I got to know Bob when I was a very young man - both emotionally and chronologically – and we worked together as guides for a whitewater rafting outfitter. He was, I thought until this week, much older than me. It’s funny how years and distance can actually make you seem closer to people, at least in age, than you once were.
His face had not changed much, though it was perhaps a bit more weathered. I couldn’t help but think this was the first time I had seen him without a cigarette in his mouth, sunglasses on his face, and completely sober. The lifestyle of a rafting guide can be as variable as the personality of each individual, but for a large number, it involves excessive alcohol consumption, heavy smoking (tobacco as well as marijuana) and telling stories that are upwards of 10-20% true.
Some guides are college kids who need seasonal work and don’t want to spend four months away from school flipping burgers at fast food joints.

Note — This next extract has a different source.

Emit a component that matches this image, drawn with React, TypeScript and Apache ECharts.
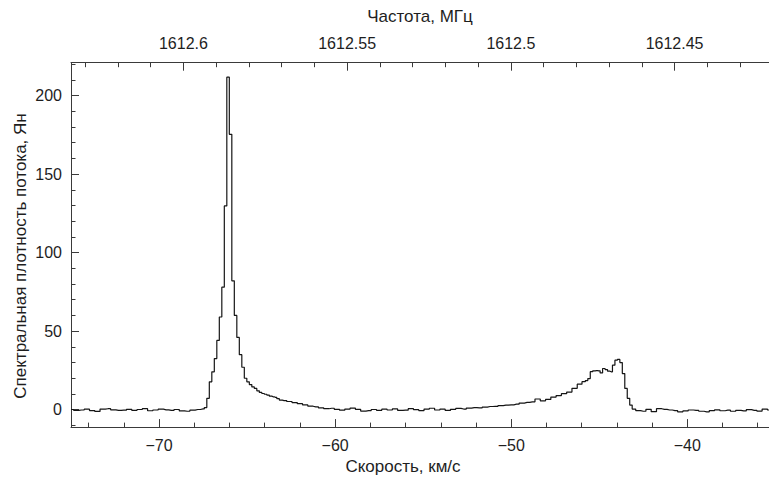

Many are near migrant workers, following the transient seasonal work from the rivers to the mountains, working winters as ski instructors or patrollers. These would be the ones who may or may not have dropped out of college, or just have not found or accepted what society has to offer them. Bob embodied the latter group.
I have long since given up the life of a guide – spending more than I earned in the company bar, chain smoking and trying desperately (and mostly unsuccessfully) to convince attractive women customers that a fling with a grungy, unshaven man who sported a tan that outlined a lifejacket on his upper body was a good idea. But back then, I thought guys like Bob were the ones who had it together: they had no permanent homes, no wives or children (that they knew of), few bills and worked “real jobs” sporadically at best. At the ripe old age of 20, it was my bohemian dream to follow in their footsteps.
Alas, time moves forward and most of us grow up and become adults – or at least more emotionally mature – and move closer to the center of society. That is, we find regular work, satisfying personal relationships and become more main stream. Bob never did though. He still hangs on to much of the old lifestyle - it has been too hard for him to give it up. He still makes his annual or bi-annual pilgrimage to the canyon so he can row the greatest river in North America; still has no wife or kids (that he knows of); still does not have a “regular” job as it would interfere with his play time; and still smokes like he’s sponsored by Philip Morris.
As a result of his own choices, he is one of our millions of uninsured in America. Not that he minds, or that he wants more from the health care system than he is willing to pay for out of his own pocket. He had a blocked coronary artery several years ago that required the placement of a stent and he paid for it himself – eventually. He now takes bottles of nitroglycerin with him on his canyon trips, because as he told me, “you never know and it’s a long ways away from anywhere”.
The cardiologist in our office who saw him told me Bob needed to stop smoking and make some significant changes if he was going to have a shot at growing old. I told the cardiologist that Bob would do no such thing – it’s just not who he is.
Bob would rather die relatively young doing what he enjoys and without regrets than stop being himself and live longer. He has followed the “live fast, die young and leave a good looking corpse” philosophy to the letter, except that he has made it farther than he likely ever thought he would. He has managed to outlive many of our old comrades and friends despite maintaining the lifestyle. Too many of the people we knew died young as a result of poor choices and bad luck.
I don’t know where people like Bob fit into the health care debate because he’s such a rarity: he’s non-compliant for the most part, but does not hold anyone but himself responsible for his problems. He throws off the curve, if you will. People like Bob will not buy health insurance (even if forced at gunpoint) because they just don’t see a need. He’s self sustaining and uses only the services he needs when he needs them. And he pays for it himself. He’s not our typical member of society by a long shot.
He’s Peter Pan – but older now and all too vulnerable to those things that affect mere mortals. And even though it’s for different reasons now, he still has my respect.